Le chanteur populaire se fait ici l’écho de l’âme nationale, de ses reproches, de ses regrets, de son pardon final et de sa reconnaissance immuable au héros qui l’a réveillée. Avant lui, la Serbie n’était qu’une nation enchaînée, rêvant d’un passé grandiose, comme une reine réduite en esclavage. Kara-Georges la délivra et la dressa comme une Bellone superbe. Deux fois encore on pourra la désarmer et lui mettre un bâillon. Au premier appel de la Vila, elle sera toujours prête à rebondir comme une Minerve armée.

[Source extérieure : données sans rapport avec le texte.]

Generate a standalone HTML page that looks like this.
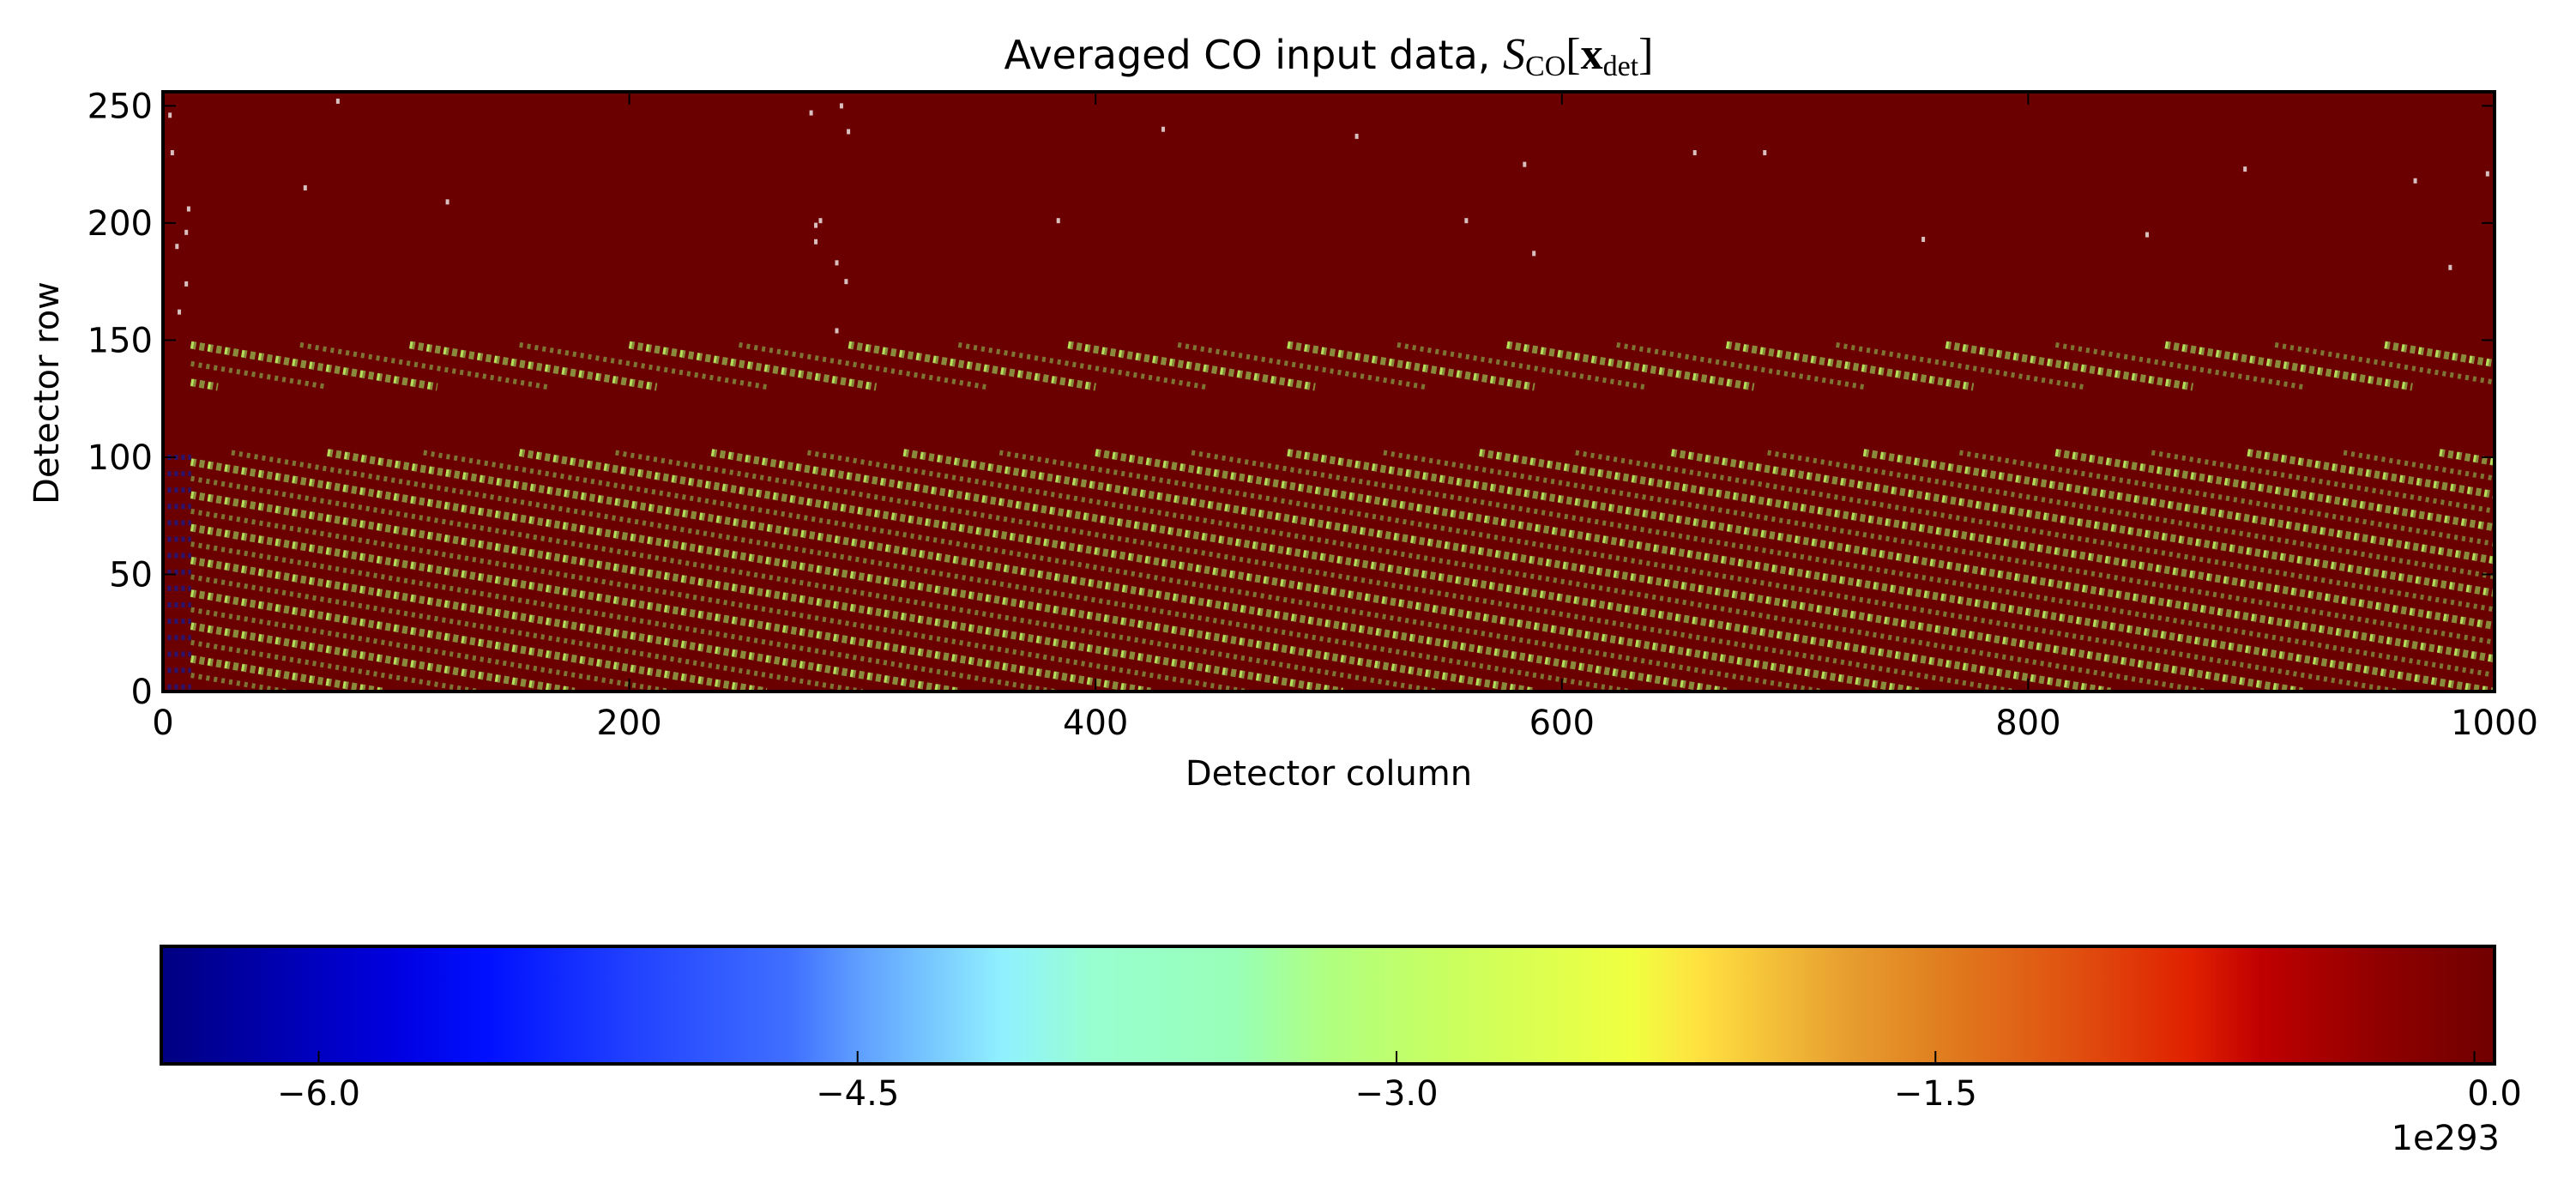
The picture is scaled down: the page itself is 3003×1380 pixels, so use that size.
<!DOCTYPE html>
<html><head><meta charset="utf-8"><style>
html,body{margin:0;padding:0;background:#fff;}
svg{display:block;font-family:"DejaVu Sans","Liberation Sans",sans-serif;}
</style></head><body>
<svg id="chart" width="3003" height="1380" viewBox="0 0 3003 1380" xmlns="http://www.w3.org/2000/svg">
<defs>
<linearGradient id="jet" x1="0" x2="1" y1="0" y2="0">
<stop offset="0" stop-color="#000080"/><stop offset="0.1" stop-color="#0000e0"/><stop offset="0.14" stop-color="#0010ff"/>
<stop offset="0.2" stop-color="#2040ff"/><stop offset="0.27" stop-color="#4070ff"/><stop offset="0.3" stop-color="#60a0ff"/>
<stop offset="0.36" stop-color="#90f0ff"/><stop offset="0.4" stop-color="#98ffd0"/><stop offset="0.46" stop-color="#98ffb8"/>
<stop offset="0.5" stop-color="#b0ff80"/><stop offset="0.55" stop-color="#c8ff60"/><stop offset="0.63" stop-color="#f0ff40"/>
<stop offset="0.66" stop-color="#ffe040"/><stop offset="0.72" stop-color="#e8a030"/><stop offset="0.76" stop-color="#e08020"/>
<stop offset="0.82" stop-color="#e05010"/><stop offset="0.87" stop-color="#e02000"/><stop offset="0.9" stop-color="#c00000"/>
<stop offset="0.95" stop-color="#900000"/><stop offset="1" stop-color="#700000"/>
</linearGradient>
<clipPath id="plotclip"><rect x="190" y="107" width="2718" height="699"/></clipPath>
</defs>
<text x="1549" y="80" font-size="46" text-anchor="middle">Averaged CO input data, <tspan font-family="Liberation Serif,serif" font-style="italic" font-size="52">S</tspan><tspan font-family="Liberation Serif,serif" font-size="34" dy="8">CO</tspan><tspan font-family="Liberation Serif,serif" font-size="52" dy="-8">[</tspan><tspan font-family="Liberation Serif,serif" font-weight="bold" font-size="52">x</tspan><tspan font-family="Liberation Serif,serif" font-size="34" dy="8">det</tspan><tspan font-family="Liberation Serif,serif" font-size="52" dy="-8">]</tspan></text>
<rect x="190" y="107" width="2718" height="699" fill="#6b0000"/>
<g id="marks" clip-path="url(#plotclip)"></g>
<g id="axes"></g>
<rect x="190" y="107" width="2718" height="699" fill="none" stroke="#000" stroke-width="4"/>
<text x="1549" y="915" font-size="40" text-anchor="middle">Detector column</text>
<text x="68" y="458" font-size="40" text-anchor="middle" transform="rotate(-90 68 458)">Detector row</text>
<rect x="188" y="1103" width="2720" height="137" fill="url(#jet)" stroke="#000" stroke-width="4"/>
<g id="cbaxis"></g>
<text x="2914" y="1340" font-size="40" text-anchor="end">1e293</text>
</svg>
<script>
const xTicks=[0,200,400,600,800,1000];
const yTicks=[0,50,100,150,200,250];
const cbTicks=[-6.0,-4.5,-3.0,-1.5,0.0];
const cbTickLabels=['\u22126.0','\u22124.5','\u22123.0','\u22121.5','0.0'];
const lineSlope=-0.17;
const lowerBand=[0,102];
const upperBand=[130,148];
const lowerIntercepts=[2,9,16,23,30,37,44,51,58,65,72,79,86,93,100,107,114,121,128,135,142,149,156,163,170,177,184,191,198,205,212,219,226,233,240,247,254,261,268,275];
const upperIntercepts=[134,142,150,158,166,174,182,190,198,206,214,222,230,238,246,254,262,270,278,286,294,302,310,318];
const leftRows=[2,9,16,23,30,37,44,51,58,65,72,79,86,93,100];
const spotCols=[75,61,122,278,291,294,280,282,280,289,293,289,384,429,512,559,584,588,657,687,755,893,851,966,981,997,3,11,10,6,4,10,7];
const spotRows=[252,215,209,247,250,239,199,201,192,183,175,154,201,240,237,201,225,187,230,230,193,223,195,218,181,221,246,206,196,190,230,174,162];
const X0=190,X1=2908,Y0=806,Y1=107,XMAX=1000,YMAX=256;
const CB0=188,CB1=2908,CBMIN=-6.438,CBMAX=0.056;
function sx(v){return X0+(X1-X0)*v/XMAX;}
function sy(v){return Y0-(Y0-Y1)*v/YMAX;}
function scb(v){return CB0+(CB1-CB0)*(v-CBMIN)/(CBMAX-CBMIN);}
const NS='http://www.w3.org/2000/svg';
function mk(tag,attrs,parent){const e=document.createElementNS(NS,tag);for(const k in attrs)e.setAttribute(k,attrs[k]);parent.appendChild(e);return e;}
const marks=document.getElementById('marks');
function bandLines(intercepts,band,prefix){
  intercepts.forEach((c,i)=>{
    let xa=Math.max(12,(c-band[1])/(-lineSlope)), xb=Math.min(XMAX,(c-band[0])/(-lineSlope));
    if(xb<=xa)return;
    const ya=c+lineSlope*xa, yb=c+lineSlope*xb;
    const big=i%2===0;
    const l=mk('line',{x1:sx(xa),y1:sy(ya),x2:sx(xb),y2:sy(yb),stroke:big?'#8a8a3c':'#7e7434','stroke-width':big?9:6,'stroke-dasharray':big?'6 4':'4 5'},marks);
    
    
    if(big){
      const h=mk('line',{x1:sx(xa),y1:sy(ya),x2:sx(xb),y2:sy(yb),stroke:'#b4e05a','stroke-width':8,'stroke-dasharray':'3 17'},marks);
      
      
    }
  });
}
bandLines(lowerIntercepts,lowerBand,'lower-band');
bandLines(upperIntercepts,upperBand,'upper-band');
leftRows.forEach(r=>{
  const l=mk('line',{x1:sx(2),y1:sy(r),x2:sx(12),y2:sy(r),stroke:'#2a1470','stroke-width':6,'stroke-dasharray':'4 4'},marks);
  
  
});
spotCols.forEach((c,i)=>{
  const r=mk('rect',{x:sx(c)-2,y:sy(spotRows[i])-3,width:4,height:6,fill:'#d8c0c0'},marks);
  
  
});
const axes=document.getElementById('axes');
xTicks.forEach(t=>{
  const g=mk('g',{},axes);
  
  
  mk('line',{x1:sx(t),y1:Y0,x2:sx(t),y2:Y0-15,stroke:'#000','stroke-width':2},g);
  mk('line',{x1:sx(t),y1:Y1,x2:sx(t),y2:Y1+15,stroke:'#000','stroke-width':2},g);
  const tx=mk('text',{x:sx(t),y:856,'font-size':40,'text-anchor':'middle'},g);tx.textContent=t;
});
yTicks.forEach(t=>{
  const g=mk('g',{},axes);
  
  
  mk('line',{x1:X0,y1:sy(t),x2:X0+15,y2:sy(t),stroke:'#000','stroke-width':2},g);
  mk('line',{x1:X1,y1:sy(t),x2:X1-15,y2:sy(t),stroke:'#000','stroke-width':2},g);
  const tx=mk('text',{x:178,y:sy(t)+14,'font-size':40,'text-anchor':'end'},g);tx.textContent=t;
});
const cb=document.getElementById('cbaxis');
cbTicks.forEach((t,i)=>{
  const g=mk('g',{},cb);
  
  
  const px=Math.min(scb(t),2908);
  mk('line',{x1:px,y1:1240,x2:px,y2:1225,stroke:'#000','stroke-width':2},g);
  const tx=mk('text',{x:i===cbTicks.length-1?2908:scb(t),y:1288,'font-size':40,'text-anchor':'middle'},g);tx.textContent=cbTickLabels[i];
});
</script>
</body></html>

Il nous reste à esquisser la dernière évolution de l’âme serbe, telle qu’elle s’est manifestée dans la seconde moitié du XIXe et au commencement du XXe siècle. Ce coup d’œil nous permettra de constater un phénomène qu’on a rarement pu voir de près, phénomène aussi mystérieux qu’attachant, et qui ressemble à l’éclosion du papillon dans la chrysalide. Chez le peuple, l’obscur instinct national devient conscience lucide ; chez l’élite, la poésie anonyme se cristallise en poésie individuelle. D’évocatrice du passé, elle se fait de plus en plus éveilleuse du présent et prophétesse de l’avenir. Enfin, dans les fantaisies guerrières de l’ancien style épique ramassé, comme dans les envolées impétueuses du nouveau style lyrique, on voit se dessiner en contours plus accentués un génie national dont les ailes naissantes aspirent à un haut idéal humain.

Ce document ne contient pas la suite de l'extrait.